Newswise — Employers are tripping over legal hurdles as more companies and their workers use social media tools like Twitter and Facebook.

The National Labor Relations Board (NLRB) is considering a case that explores whether a medical-transportation company illegally fired an employee after she criticized her boss on Facebook.

“The general rule is that social media is no different than print or oral communications when it comes to employee issues,” explains employment law expert Regina Robson, J.D., an assistant professor of management. “The same rules for libel, slander, or invasion of privacy apply.”

Robson says this case is particularly interesting because it’s been positioned as an event involving concerted activity ­– defined as communication among employees seeking to improve work conditions. Concerted activity is protected under the National Labor Relations Act.

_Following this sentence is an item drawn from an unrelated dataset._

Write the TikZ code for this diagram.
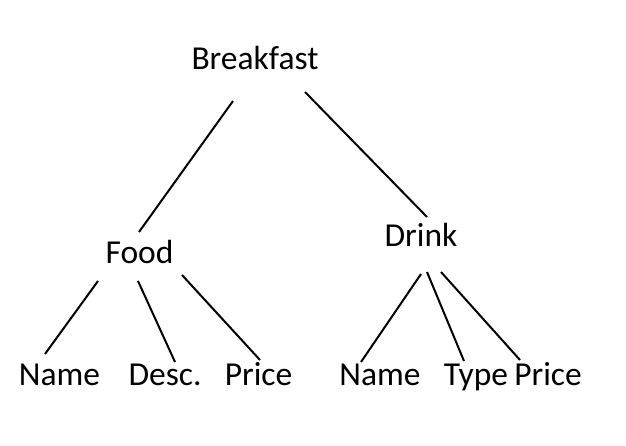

“To qualify as concerted activity, the employee must prove that the communications were to other employees and related to working conditions,” says Robson. “For example, the NLRB wouldn’t protect a statement that only involved an ‘insulting, obscene or personal attack on a supervisor without any connection to larger working conditions.”

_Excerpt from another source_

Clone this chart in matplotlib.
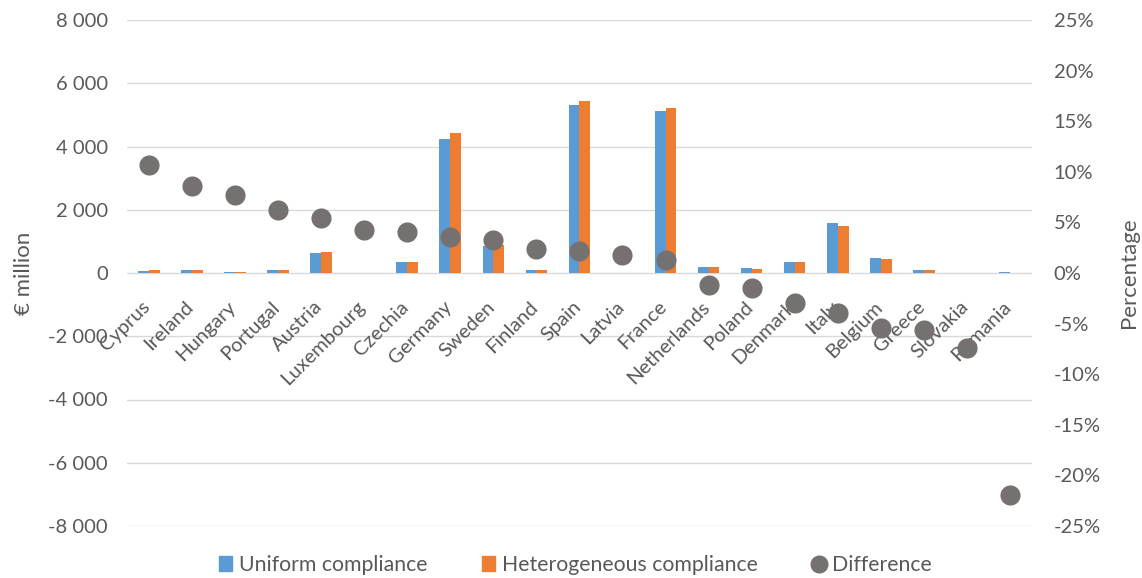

Robson says an employer’s best defense to protect itself against this kind of case is to draft a responsible social media strategy which recognizes legitimate rights of employees, and then to train all employees about the policy. Her advice to employees is to familiarize themselves with their company’s social media policy, and to stick to working conditions when discussing work issues with colleagues in person, or online. “Personal attacks are far more likely to lead to termination than discussions of wages and working conditions.”